Poème symphonique, British Museum

Now how often does one get to hear Ligeti's "joke" Poème symphonique? It came about recently at the British Library. Or rather, it was performed in the old British Library reading room. 100 metronomes arranged neatly on a platform, lit, and poised to commence. After a short introduction, a small team of museum staff flicked the metronomes and the performance started. It was a cacophony of sound echoed by the reading room's unique acoustic. It's strangely mesmerizing and hypnotic. From time to time, some metronomes came together into unison, and then dissipated. It had an organic quality to it. If one ever wondered, it took about 25 minutes until the last remaining metronome on Largo came to a stop. It was fun!

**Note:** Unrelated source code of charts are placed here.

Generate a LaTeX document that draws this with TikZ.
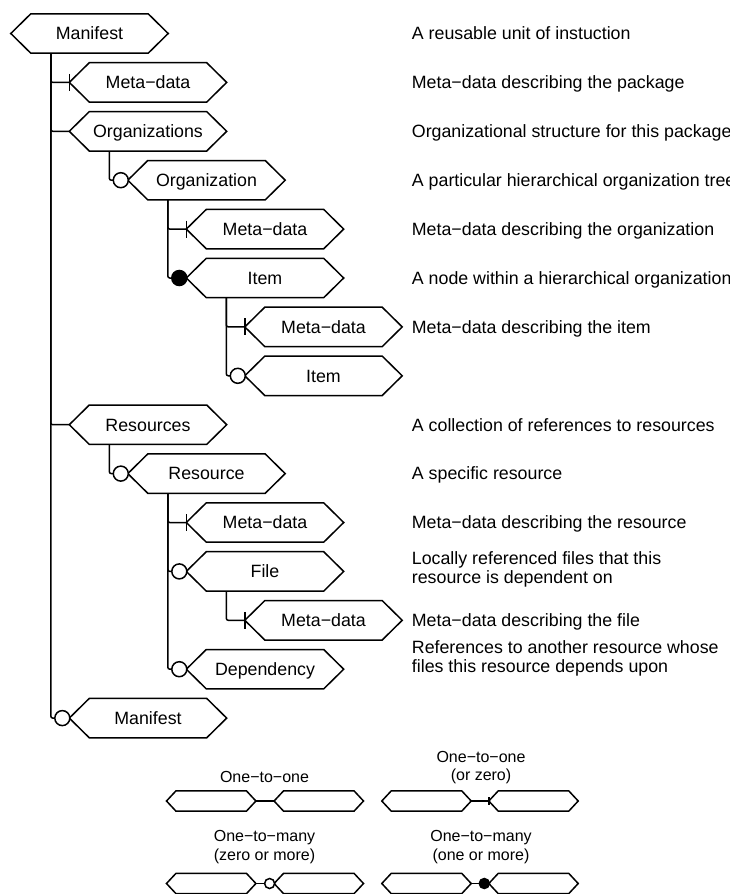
\documentclass[tikz,border=0pt]{standalone}
\usepackage{fontspec}
\setmainfont{Liberation Sans}
\usetikzlibrary{calc}

% hexagon outline around a (rectangular) node, pointed by #2 on both sides
\newcommand{\hexoutline}[2]{%
  \draw[hexline] (#1.north west) -- (#1.north east) -- ([xshift=#2pt]#1.east)
    -- (#1.south east) -- (#1.south west) -- ([xshift=-#2pt]#1.west) -- cycle;}
% element: name, x of left point, row y, label
\newcommand{\element}[4]{%
  \node[elem] (#1) at (#2+78.5,#3) {#4};
  \coordinate (#1-in) at ([xshift=-20pt]#1.west);
  \coordinate (#1-out) at ([xshift=20pt]#1.south west);
  \hexoutline{#1}{20}}
% legend box: name, centre x, centre y
\newcommand{\keybox}[3]{%
  \node[keyelem] (#1) at (#2,#3) {};
  \coordinate (#1-in) at ([xshift=-9.5pt]#1.west);
  \coordinate (#1-out) at ([xshift=9.5pt]#1.east);
  \hexoutline{#1}{9.5}}

\begin{document}
\begin{tikzpicture}[x=1pt, y=-1pt,
  hexline/.style={line width=1.5pt, line join=miter},
  elem/.style={rectangle, inner sep=0pt, minimum width=117pt, minimum height=39pt,
    text height=12.7pt, text depth=0pt, font=\fontsize{17.8}{19.7}\selectfont},
  keyelem/.style={rectangle, inner sep=0pt, minimum width=70pt, minimum height=20pt},
  desc/.style={anchor=base west, inner sep=0pt, font=\fontsize{17.8}{19.7}\selectfont},
  keytext/.style={anchor=base, inner sep=0pt, font=\fontsize{16}{19}\selectfont},
  link/.style={line width=1.5pt, rounded corners=2pt},
  onlyone/.style={line width=1.5pt},
  zeromany/.style={line width=1.5pt, fill=white},
  onemany/.style={line width=1.5pt, fill=black}]
\useasboundingbox (0,0) rectangle (729,894);
\clip (0,0) rectangle (729,894);

% ---- the package structure ----
\element{manifest}{11}{33.5}{Manifest}
\element{pkgmeta}{69.5}{82.4}{Meta−data}
\element{orgs}{69.5}{131.3}{Organizations}
\element{org}{128}{180.2}{Organization}
\element{orgmeta}{186.5}{229.1}{Meta−data}
\element{item}{186.5}{278.0}{Item}
\element{itemmeta}{245}{326.9}{Meta−data}
\element{subitem}{245}{375.8}{Item}
\element{ress}{69.5}{424.7}{Resources}
\element{res}{128}{473.6}{Resource}
\element{resmeta}{186.5}{522.5}{Meta−data}
\element{file}{186.5}{571.4}{File}
\element{filemeta}{245}{620.3}{Meta−data}
\element{dep}{186.5}{669.2}{Dependency}
\element{submanifest}{69.5}{718.1}{Manifest}

% ---- tree connectors ----
\foreach \p/\c in {manifest/pkgmeta, manifest/orgs, manifest/ress, manifest/submanifest,
  orgs/org, org/orgmeta, org/item, item/itemmeta, item/subitem, ress/res,
  res/resmeta, res/file, res/dep, file/filemeta}
  \draw[link] (\p-out) |- (\c-in);

% ---- cardinality marks ----
\foreach \c in {pkgmeta, orgmeta, itemmeta, resmeta, filemeta}
  \draw[onlyone] ([yshift=8.5pt]\c-in) -- ([yshift=-8.5pt]\c-in);
\foreach \c in {org, subitem, res, file, dep, submanifest}
  \draw[zeromany] ([xshift=-7pt]\c-in) circle[radius=7.5pt];
\draw[onemany] ([xshift=-7pt]item-in) circle[radius=7.5pt];

% ---- descriptions ----
\node[desc] (d0) at (411.7,39.8) {A reusable unit of instuction};
\node[desc] (d1) at (411.7,88.7) {Meta−data describing the package};
\node[desc] (d2) at (411.7,137.6) {Organizational structure for this package};
\node[desc] (d3) at (411.7,186.5) {A particular hierarchical organization tree};
\node[desc] (d4) at (411.7,235.4) {Meta−data describing the organization};
\node[desc] (d5) at (411.7,284.3) {A node within a hierarchical organization};
\node[desc] (d6) at (411.7,333.2) {Meta−data describing the item};
\node[desc] (d8) at (411.7,431.0) {A collection of references to resources};
\node[desc] (d9) at (411.7,479.9) {A specific resource};
\node[desc] (d10) at (411.7,528.8) {Meta−data describing the resource};
\node[desc] (d11a) at (411.7,564.0) {Locally referenced files that this};
\node[desc] (d11b) at (411.7,583.7) {resource is dependent on};
\node[desc] (d12) at (411.7,626.6) {Meta−data describing the file};
\node[desc] (d13a) at (411.7,653.0) {References to another resource whose};
\node[desc] (d13b) at (411.7,672.7) {files this resource depends upon};

% ---- key ----
\node[keytext] (k1) at (264.5,782.7) {One−to−one};
\node[keytext] (k2a) at (481,762.7) {One−to−one};
\node[keytext] (k2b) at (481,780.7) {(or zero)};
\node[keytext] (k3a) at (264.5,841.7) {One−to−many};
\node[keytext] (k3b) at (264.5,860.7) {(zero or more)};
\node[keytext] (k4a) at (481,841.7) {One−to−many};
\node[keytext] (k4b) at (481,860.7) {(one or more)};

\keybox{ka1}{211.2}{801}
\keybox{kb1}{318.8}{801}
\keybox{ka2}{426.5}{801}
\keybox{kb2}{533.5}{801}
\keybox{ka3}{211.2}{883.5}
\keybox{kb3}{318.8}{883.5}
\keybox{ka4}{426.5}{883.5}
\keybox{kb4}{533.5}{883.5}

\foreach \i in {1,2,3,4}
  \draw[onlyone] (ka\i-out) -- (kb\i-in);
\draw[onlyone] ([yshift=4pt]kb2-in) -- ([yshift=-4pt]kb2-in);
\draw[zeromany] ([xshift=-4.5pt]kb3-in) circle[radius=5pt];
\draw[onemany] ([xshift=-4.5pt]kb4-in) circle[radius=5pt];
\end{tikzpicture}
\end{document}
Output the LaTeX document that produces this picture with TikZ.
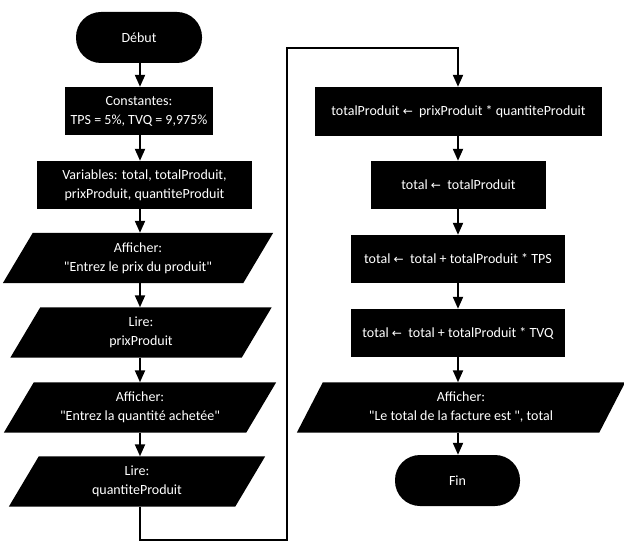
\documentclass[tikz,border=0pt]{standalone}
\usepackage{fontspec}
\setmainfont{Carlito}[Ligatures=TeXOff]
\newfontfamily\arrfont{DejaVu Sans}
\usetikzlibrary{arrows.meta,calc,backgrounds}
\newcommand{\la}{{\arrfont\fontsize{12}{12}\selectfont ←}}
\tikzset{
  txt/.style={text=white, align=center, inner sep=0pt, font=\fontsize{14}{19}\selectfont},
  term/.style={txt, fill=black, rounded corners=25pt, minimum height=51pt},
  proc/.style={txt, fill=black, minimum height=48pt},
  iobox/.style={txt, minimum height=50pt},
  arr/.style={line width=2pt, -{Triangle[width=10pt,length=12pt]}},
}
\begin{document}
\begin{tikzpicture}[x=1pt,y=-1pt]
\useasboundingbox (0,0) rectangle (624,556);
\coordinate (colL) at (140,0);
\coordinate (colR) at (458,0);
% left column
\node[term, minimum width=126pt] (debut) at (139,37.5) {Début};
\node[proc, minimum width=148pt] (const) at (139,111) {Constantes:\\TPS = 5\%, TVQ = 9,975\%};
\node[proc, minimum width=215pt] (vars) at (144.5,185) {Variables: total, totalProduit,\\prixProduit, quantiteProduit};
\node[iobox, minimum width=240pt] (aff1) at (138,258) {Afficher:\\"Entrez le prix du produit"};
\node[iobox, minimum width=231pt] (lire1) at (141,332.5) {Lire:\\prixProduit};
\node[iobox, minimum width=242pt] (aff2) at (140,407.5) {Afficher:\\"Entrez la quantité achetée"};
\node[iobox, minimum width=226pt] (lire2) at (137,481.5) {Lire:\\quantiteProduit};
% right column
\node[proc, minimum width=287pt, minimum height=49pt] (tp) at (458.5,111.5) {totalProduit \la{}\ \ prixProduit * quantiteProduit};
\node[proc, minimum width=175pt] (t1) at (458.5,185) {total \la{}\ \ totalProduit};
\node[proc, minimum width=214pt] (tps) at (458,259) {total \la{}\ \ total + totalProduit * TPS};
\node[proc, minimum width=214pt] (tvq) at (458,333) {total \la{}\ \ total + totalProduit * TVQ};
\node[iobox, minimum width=302pt] (aff3) at (461,407.5) {Afficher:\\"Le total de la facture est ", total};
\node[term, minimum width=125pt] (fin) at (457.5,480.5) {Fin};
% parallelogram bodies
\begin{scope}[on background layer]
\foreach \n/\s in {aff1/30, lire1/30, aff2/30, lire2/30, aff3/26}{
  \fill[black] ($(\n.north west)+(\s/2,0)$) -- ($(\n.north east)+(\s/2,0)$)
    -- ($(\n.south east)-(\s/2,0)$) -- ($(\n.south west)-(\s/2,0)$) -- cycle;
}
\end{scope}
% connectors left
\draw[arr] (debut.south -| colL) -- (const.north -| colL);
\draw[arr] (const.south -| colL) -- (vars.north -| colL);
\draw[arr] (vars.south -| colL) -- (aff1.north -| colL);
\draw[arr] (aff1.south -| colL) -- (lire1.north -| colL);
\draw[arr] (lire1.south -| colL) -- (aff2.north -| colL);
\draw[arr] (aff2.south -| colL) -- (lire2.north -| colL);
% loop-over connector
\coordinate (c1) at (287,540);
\coordinate (c2) at (287,48);
\draw[arr] (lire2.south -| colL) |- (c1) -- (c2) -| (tp.north -| colR);
% connectors right
\draw[arr] (tp.south -| colR) -- (t1.north -| colR);
\draw[arr] (t1.south -| colR) -- (tps.north -| colR);
\draw[arr] (tps.south -| colR) -- (tvq.north -| colR);
\draw[arr] (tvq.south -| colR) -- (aff3.north -| colR);
\draw[arr] (aff3.south -| colR) -- (fin.north -| colR);
\end{tikzpicture}
\end{document}
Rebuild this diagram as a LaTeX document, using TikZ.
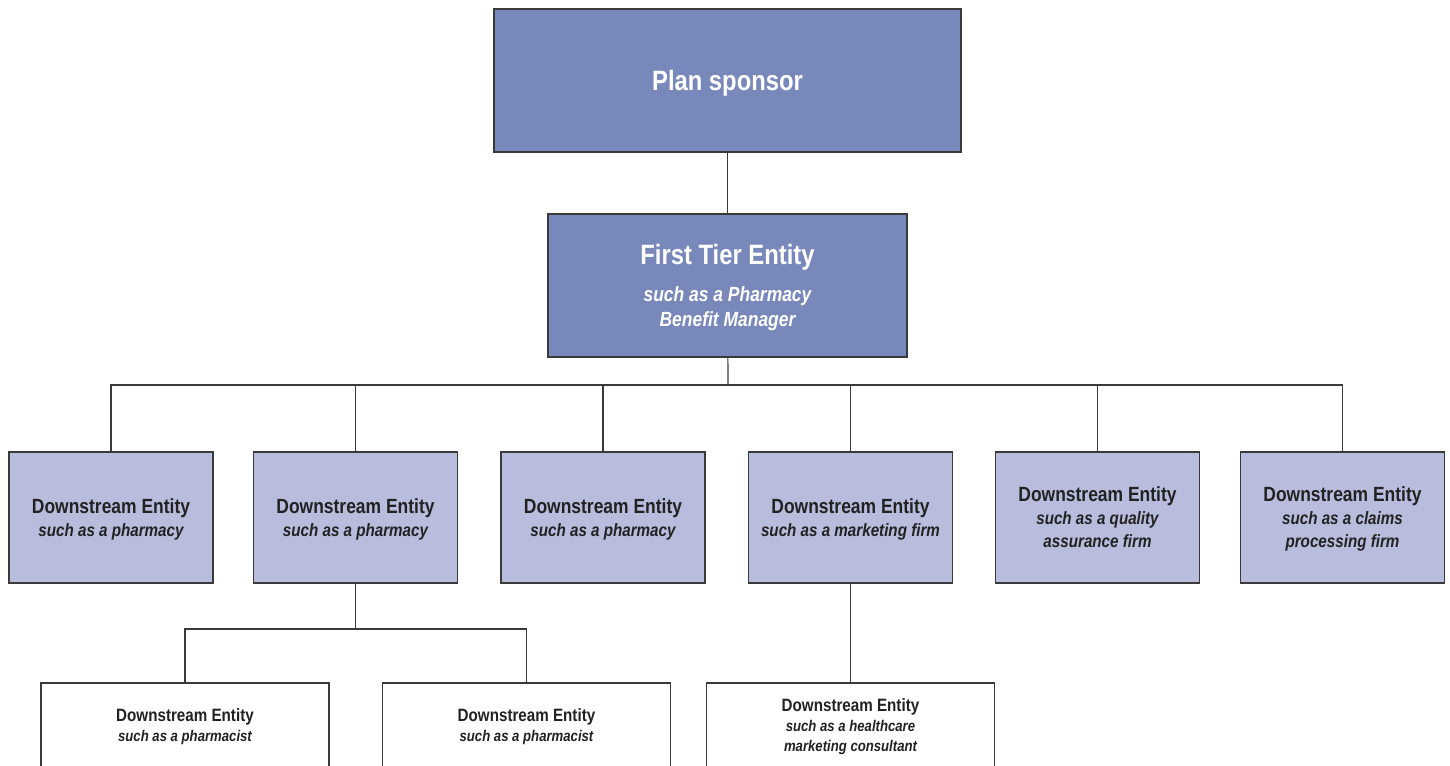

Lady Macbeth of the Mtsensk District, the Royal Opera

This was a great revival of the 2004 Richard Jones production of Lady Macbeth of the Mtsensk District for the Royal Opera. The production hadn't aged and felt relevant. Eva-Maria Westbroek was a fantastic Katerina - taking the lead in this credible and crazy story of a small Soviet town. Brandon Jovanovich's portrayal of Sergey was cool and boyish, complimenting the lead. I loved John Tomlinson's boorish Boris - no doubt he enjoyed being mischievous, stomping around and terrorizing everyone on stage!



This probably wasn't Pappano's native territory - but he brought the subtle ironies in the score out, helped by the farting extra brass section in the boxes. What if Shostakovoch wrote more operas? We would never know.